Barbara Yoshida, “Lynda Benglis, 21 November 1991” (all images courtesy Barbara Yoshida)
Few artists have been photographed as much as Pablo Picasso, whose image is nearly as ubiquitous as his paintings. Who can’t conjure up a glamorous visual of the Spaniard sporting Breton Stripes? Now try that with Hannah Höch, Picasso’s contemporary. Nothing? Nope, me neither.
The fact that female artists have enjoyed significantly less limelight than their male counterparts is part of what makes the images in 100 Portraits: Women Artists at LIU Brooklyn’s Salena Art Gallery so satisfying. The exhibition features medium-format, black-and-white photographs by Barbara Yoshida of both famous artists and lesser-known ones — from American sculptor Louise Bourgeois to African textile designer Malado Camara Sidibeh. The women appear in their homes and studios, illuminated by soft, natural light and surrounded by their work.
While it might irk some to see an exhibition featuring solely women artists — as if the “woman” part were the most important aspect of their practice — it’s helpful to remember the spirit in which the portraits were created. Yoshida began the series in the early 1990s, when the Guerrilla Girls were exposing art world sexism. Female artists were still struggling for recognition within galleries and museums, and in the public imagination. Many of the women Yoshida documented were fellow members of the Women’s Action Coalition, the organization that famously protested the exclusion of female artists from exhibitions at museums like the Guggenheim Soho.
Given that Yoshida herself worked as a painter, printmaker, and sculptor for two decades before ever picking up a camera, her photographs of these women are not just acts of affirmation but also of solidarity. That comes out in the way she chose to photograph her subjects — not posing them stiffly, but letting the images evolve over conversations about art and life. Each resulting portrait is not merely a representation of the artist shown, but an encounter between two women leaning on and encouraging one another in a male-dominated world.

Barbara Yoshida, “Louise Bourgeois, 28 February 1992” (image courtesy the Easton Foundation/licensed by VAGA, NY)

Barbara Yoshida, “Alicja Żebrowska, May 24, 2010”

Barbara Yoshida, “Toshiko Takaezu, October 17, 1993”

Barbara Yoshida, “Hannah Wilke, February 21, 1991”

Barbara Yoshida, “Malado Camara Sidibeh, November 22, 2010”

Barbara Yoshida, “Shona-Hah (Cherokee for Gray Dove), November 1, 1992”
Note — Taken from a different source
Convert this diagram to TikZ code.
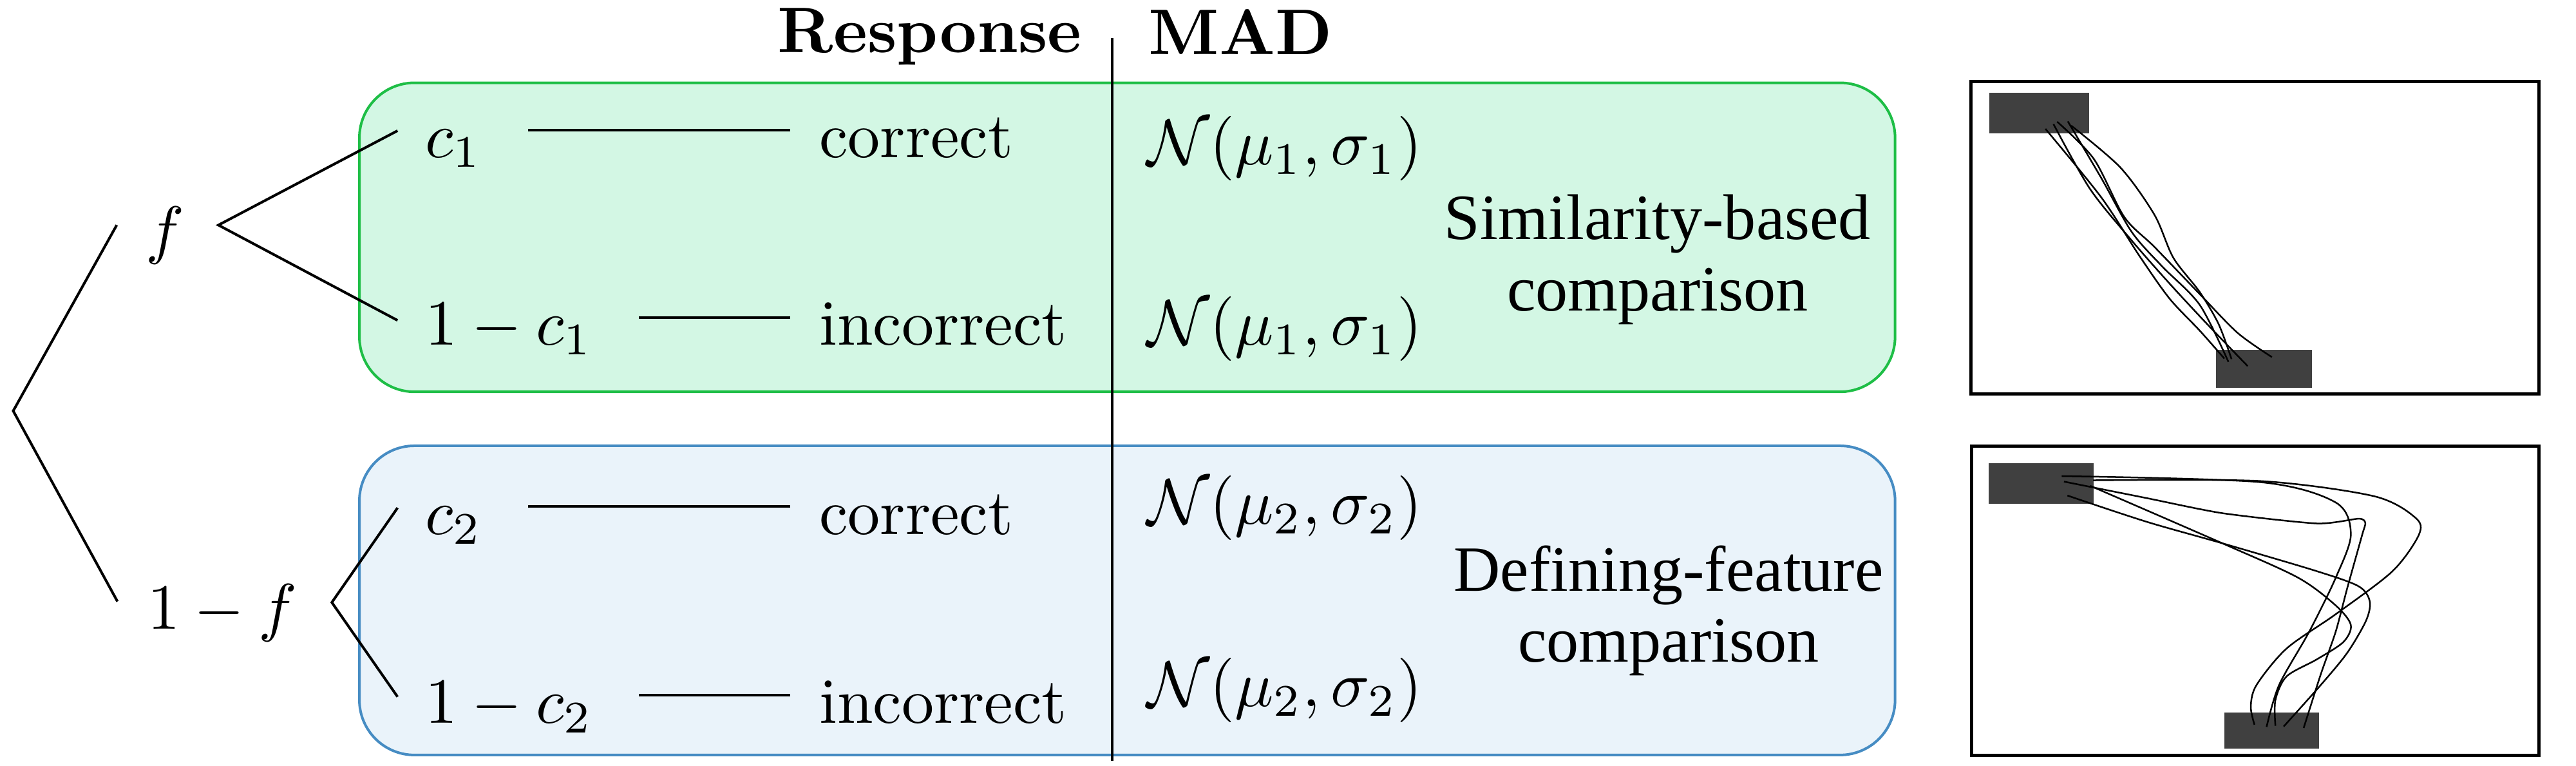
\documentclass[tikz,border=0pt]{standalone}
\usepackage{amsmath}
\usepackage{amssymb}
\usepackage{fontspec}
\newfontfamily\capfont{Liberation Serif}
\usepackage{tikz}
\usetikzlibrary{calc}
\usetikzlibrary{positioning}
\definecolor{simfill}{RGB}{211,247,228}
\definecolor{simline}{RGB}{30,190,70}
\definecolor{deffill}{RGB}{234,243,250}
\definecolor{defline}{RGB}{70,140,195}
\definecolor{blockgray}{RGB}{64,64,64}

\begin{document}
\begin{tikzpicture}[scale=1, transform shape,
    lbl/.style={anchor=base west},
    link/.style={shorten <=3.6pt, shorten >=1pt},
    comp/.style={align=center, font=\capfont\fontsize{10}{11}\selectfont},
    simbox/.style={draw=simline, fill=simfill, rounded corners=0.3cm},
    defbox/.style={draw=defline, fill=deffill, rounded corners=0.3cm},
    panel/.style={draw, line width=0.5pt},
    wire/.style={line width=0.25pt}]
    \useasboundingbox (0,0) rectangle (14.035,-4.171);
    \draw[simbox] (1.958,-0.451) rectangle (10.325,-2.134);
    \draw[defbox] (1.958,-2.428) rectangle (10.325,-4.112);
    \coordinate (divtop) at (6.060,-0.206);
    \coordinate (divbot) at (6.060,-4.144);
    \draw (divtop) -- (divbot);
    \node [anchor=base] (resp) at (5.066,-0.286) {\textbf{Response}};
    \node [anchor=base] (mad) at (6.758,-0.295) {\textbf{MAD}};
    \node [lbl] (f) at (0.671,-1.370) {$f$};
    \node [lbl] (nf) at (0.680,-3.428) {$1-f$};
    \node [lbl] (c1) at (2.192,-0.859) {$c_1$};
    \node [lbl] (c1n) at (2.192,-1.880) {$1-c_1$};
    \node [lbl] (c2) at (2.192,-2.909) {$c_2$};
    \node [lbl] (c2n) at (2.192,-3.938) {$1-c_2$};
    \node [lbl] (ok1) at (4.340,-0.859) {correct};
    \node [lbl] (no1) at (4.340,-1.880) {incorrect};
    \node [lbl] (ok2) at (4.340,-2.909) {correct};
    \node [lbl] (no2) at (4.340,-3.938) {incorrect};
    \node [lbl] (n1) at (6.126,-0.895) {$\mathcal{N}(\mu_1,\sigma_1)$};
    \node [lbl] (n1n) at (6.126,-1.880) {$\mathcal{N}(\mu_1,\sigma_1)$};
    \node [lbl] (n2) at (6.126,-2.855) {$\mathcal{N}(\mu_2,\sigma_2)$};
    \node [lbl] (n2n) at (6.126,-3.849) {$\mathcal{N}(\mu_2,\sigma_2)$};
    \node [comp] (sim) at (9.031,-1.414) {Similarity-based\\comparison};
    \node [comp] (def) at (9.091,-3.325) {Defining-feature\\comparison};
    \coordinate (root) at (0.072,-2.238);
    \coordinate (fup) at (0.636,-1.226);
    \coordinate (fdn) at (0.640,-3.276);
    \draw (fup) -- (root) -- (fdn);
    \coordinate (fs) at (1.190,-1.226);
    \coordinate (fs1) at (2.166,-0.712);
    \coordinate (fs2) at (2.166,-1.745);
    \draw (fs1) -- (fs) -- (fs2);
    \coordinate (nfs) at (1.808,-3.281);
    \coordinate (nfs1) at (2.166,-2.766);
    \coordinate (nfs2) at (2.166,-3.795);
    \draw (nfs1) -- (nfs) -- (nfs2);
    \draw[link] ([yshift=4.3pt]c1.base east) -- ([yshift=4.3pt]ok1.base west);
    \draw[link] ([yshift=4.3pt]c1n.base east) -- ([yshift=4.3pt]no1.base west);
    \draw[link] ([yshift=4.3pt]c2.base east) -- ([yshift=4.3pt]ok2.base west);
    \draw[link] ([yshift=4.3pt]c2n.base east) -- ([yshift=4.3pt]no2.base west);
    \draw[panel] (10.739,-0.445) rectangle (13.832,-2.146);
    \fill[blockgray] (10.839,-0.505) rectangle (11.382,-0.726);
    \fill[blockgray] (12.074,-1.905) rectangle (12.596,-2.112);
    \draw[wire] plot[smooth] coordinates {(11.144,-0.702) (11.449,-1.076) (11.655,-1.392) (11.820,-1.626) (11.985,-1.801) (12.119,-1.953)};
    \draw[wire] plot[smooth] coordinates {(11.188,-0.676) (11.387,-1.029) (11.614,-1.310) (11.820,-1.544) (12.026,-1.766) (12.246,-1.994)};
    \draw[wire] plot[smooth] coordinates {(11.208,-0.663) (11.408,-0.866) (11.573,-1.181) (11.738,-1.345) (11.985,-1.602) (12.191,-1.813) (12.378,-1.945)};
    \draw[wire] plot[smooth] coordinates {(11.266,-0.661) (11.449,-0.971) (11.614,-1.263) (11.779,-1.450) (11.985,-1.661) (12.141,-1.971)};
    \draw[wire] plot[smooth] coordinates {(11.284,-0.684) (11.552,-0.912) (11.738,-1.170) (11.841,-1.404) (11.985,-1.591) (12.088,-1.766) (12.158,-1.956)};
    \draw[panel] (10.743,-2.431) rectangle (13.832,-4.115);
    \fill[blockgray] (10.835,-2.523) rectangle (11.407,-2.743);
    \fill[blockgray] (12.118,-3.881) rectangle (12.635,-4.076);
    \draw[wire] plot[smooth] coordinates {(11.233,-2.593) (12.314,-2.626) (12.726,-2.737) (12.808,-2.912) (12.726,-3.146) (12.582,-3.439) (12.417,-3.731) (12.349,-3.959)};
    \draw[wire] plot[smooth] coordinates {(11.404,-2.616) (12.314,-2.620) (12.932,-2.702) (13.159,-2.819) (13.179,-2.912) (13.035,-3.111) (12.726,-3.345) (12.458,-3.532) (12.294,-3.731) (12.263,-3.848) (12.283,-3.947)};
    \draw[wire] plot[smooth, tension=0.4] coordinates {(11.245,-2.623) (11.696,-2.713) (12.108,-2.795) (12.623,-2.851) (12.850,-2.825) (12.887,-2.848) (12.870,-2.912) (12.788,-3.205) (12.726,-3.439) (12.644,-3.673) (12.551,-3.965)};
    \draw[wire] plot[smooth] coordinates {(11.388,-2.646) (12.108,-2.959) (12.520,-3.146) (12.726,-3.298) (12.808,-3.404) (12.767,-3.497) (12.623,-3.591) (12.458,-3.684) (12.397,-3.813) (12.397,-3.953)};
    \draw[wire] plot[smooth] coordinates {(11.264,-2.699) (11.696,-2.842) (12.108,-2.959) (12.623,-3.111) (12.850,-3.193) (12.911,-3.275) (12.891,-3.380) (12.788,-3.556) (12.644,-3.731) (12.442,-3.957)};
\end{tikzpicture}
\end{document}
Barbara Yoshida, “Elizabeth Murray, April 29, 1992”

Barbara Yoshida, “Deborah Kass, October 24, 1991”

Barbara Yoshida, “Kim Dingle, August 25, 1994”

Barbara Yoshida, “Judy Chicago, July 6, 2012”

Barbara Yoshida, “Veronica Ryan, November 8, 1991”
Barbara Yoshida’s 100 Portraits: Women Artists continues at Salena Art Gallery, LIU Brooklyn (Library Learning Center, ground floor, 1 University Plaza, Downtown Brooklyn) through March 27.
While her goal is admirable the photos themselves are terrible, subjects plopped down in the center of the frame, no compensation whatsoever. If she wasn’t shooting women artists would you be covering her based on her photographic prowess?
I actually think the photos are great.
I like the pics. very real. not stagey. Certainly they are of people who do more for society and culture than any Kardashian. i don’t know what I expected a female painter to look like, but it wasn’t any of these. I’ve heard the names of some, but never had an idea of what they really look like. thanks for that.
The portraits are interesting because they are negotiated between who is being looked at an who is viewing. The compositions are more than formalities, they are experiments.
As far as your pseudo question “would we be talking about this if she weren’t female”, sorry that is a pretty tired misogynist attempt to bring the subject of the article back to men or people in power that you are already familiar with, its not really a question. I have heard it time and time again and frankly it doesn’t work.
They are portraits of people with their art silly
Spare us your comments, punk toad.
I’m not saying the portraits are silly. I’m saying Cobra Dan’s disparagement of the portraits is silly.
I agree. The portraits are wonderful as were many of the woman who are no longer alive.
Fantastic
Wonderful portraits and remarkable women.
Margaret Mitchell’s Ten Women in Photography in 1979 predates this project by quite a bit, and her photographers and photographs are better. This is a strange choice of women also, How did she select her subjects??